#### GOAL OF THE EXERCISE
Your task is to quote the material that follows, in full and exactly.

#### DATASET CONTENT
:::::
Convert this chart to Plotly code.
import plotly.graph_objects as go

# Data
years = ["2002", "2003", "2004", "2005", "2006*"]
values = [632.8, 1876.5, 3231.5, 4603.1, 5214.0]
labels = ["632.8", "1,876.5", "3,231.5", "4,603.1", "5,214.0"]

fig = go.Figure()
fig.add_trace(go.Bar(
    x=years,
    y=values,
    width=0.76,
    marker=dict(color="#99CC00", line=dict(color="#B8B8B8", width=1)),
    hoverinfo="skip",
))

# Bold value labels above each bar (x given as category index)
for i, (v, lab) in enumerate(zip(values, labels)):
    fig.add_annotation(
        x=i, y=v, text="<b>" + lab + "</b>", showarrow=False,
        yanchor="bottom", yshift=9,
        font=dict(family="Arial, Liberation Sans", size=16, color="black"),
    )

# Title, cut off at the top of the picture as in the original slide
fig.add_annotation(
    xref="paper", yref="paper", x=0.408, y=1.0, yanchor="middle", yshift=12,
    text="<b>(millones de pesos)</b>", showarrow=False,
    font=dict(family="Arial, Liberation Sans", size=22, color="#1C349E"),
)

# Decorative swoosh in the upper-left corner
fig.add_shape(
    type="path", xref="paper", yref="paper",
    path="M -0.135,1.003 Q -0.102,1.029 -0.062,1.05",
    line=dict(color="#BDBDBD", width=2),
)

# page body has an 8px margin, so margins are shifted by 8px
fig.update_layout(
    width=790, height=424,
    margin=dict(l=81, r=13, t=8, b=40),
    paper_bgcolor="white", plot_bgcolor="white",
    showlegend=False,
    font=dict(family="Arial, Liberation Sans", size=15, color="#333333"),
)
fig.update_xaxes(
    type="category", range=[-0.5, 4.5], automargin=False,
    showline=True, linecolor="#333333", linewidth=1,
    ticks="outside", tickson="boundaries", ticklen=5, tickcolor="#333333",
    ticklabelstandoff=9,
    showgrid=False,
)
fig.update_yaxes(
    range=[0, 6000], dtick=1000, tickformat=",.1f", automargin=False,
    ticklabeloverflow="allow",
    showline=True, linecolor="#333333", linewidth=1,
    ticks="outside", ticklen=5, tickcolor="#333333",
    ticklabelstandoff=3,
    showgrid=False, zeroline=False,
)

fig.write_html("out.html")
:::::
#### TASK RESULT
Convert this chart to Plotly code.
import plotly.graph_objects as go

# Data
years = ["2002", "2003", "2004", "2005", "2006*"]
values = [632.8, 1876.5, 3231.5, 4603.1, 5214.0]
labels = ["632.8", "1,876.5", "3,231.5", "4,603.1", "5,214.0"]

fig = go.Figure()
fig.add_trace(go.Bar(
    x=years,
    y=values,
    width=0.76,
    marker=dict(color="#99CC00", line=dict(color="#B8B8B8", width=1)),
    hoverinfo="skip",
))

# Bold value labels above each bar (x given as category index)
for i, (v, lab) in enumerate(zip(values, labels)):
    fig.add_annotation(
        x=i, y=v, text="<b>" + lab + "</b>", showarrow=False,
        yanchor="bottom", yshift=9,
        font=dict(family="Arial, Liberation Sans", size=16, color="black"),
    )

# Title, cut off at the top of the picture as in the original slide
fig.add_annotation(
    xref="paper", yref="paper", x=0.408, y=1.0, yanchor="middle", yshift=12,
    text="<b>(millones de pesos)</b>", showarrow=False,
    font=dict(family="Arial, Liberation Sans", size=22, color="#1C349E"),
)

# Decorative swoosh in the upper-left corner
fig.add_shape(
    type="path", xref="paper", yref="paper",
    path="M -0.135,1.003 Q -0.102,1.029 -0.062,1.05",
    line=dict(color="#BDBDBD", width=2),
)

# page body has an 8px margin, so margins are shifted by 8px
fig.update_layout(
    width=790, height=424,
    margin=dict(l=81, r=13, t=8, b=40),
    paper_bgcolor="white", plot_bgcolor="white",
    showlegend=False,
    font=dict(family="Arial, Liberation Sans", size=15, color="#333333"),
)
fig.update_xaxes(
    type="category", range=[-0.5, 4.5], automargin=False,
    showline=True, linecolor="#333333", linewidth=1,
    ticks="outside", tickson="boundaries", ticklen=5, tickcolor="#333333",
    ticklabelstandoff=9,
    showgrid=False,
)
fig.update_yaxes(
    range=[0, 6000], dtick=1000, tickformat=",.1f", automargin=False,
    ticklabeloverflow="allow",
    showline=True, linecolor="#333333", linewidth=1,
    ticks="outside", ticklen=5, tickcolor="#333333",
    ticklabelstandoff=3,
    showgrid=False, zeroline=False,
)

fig.write_html("out.html")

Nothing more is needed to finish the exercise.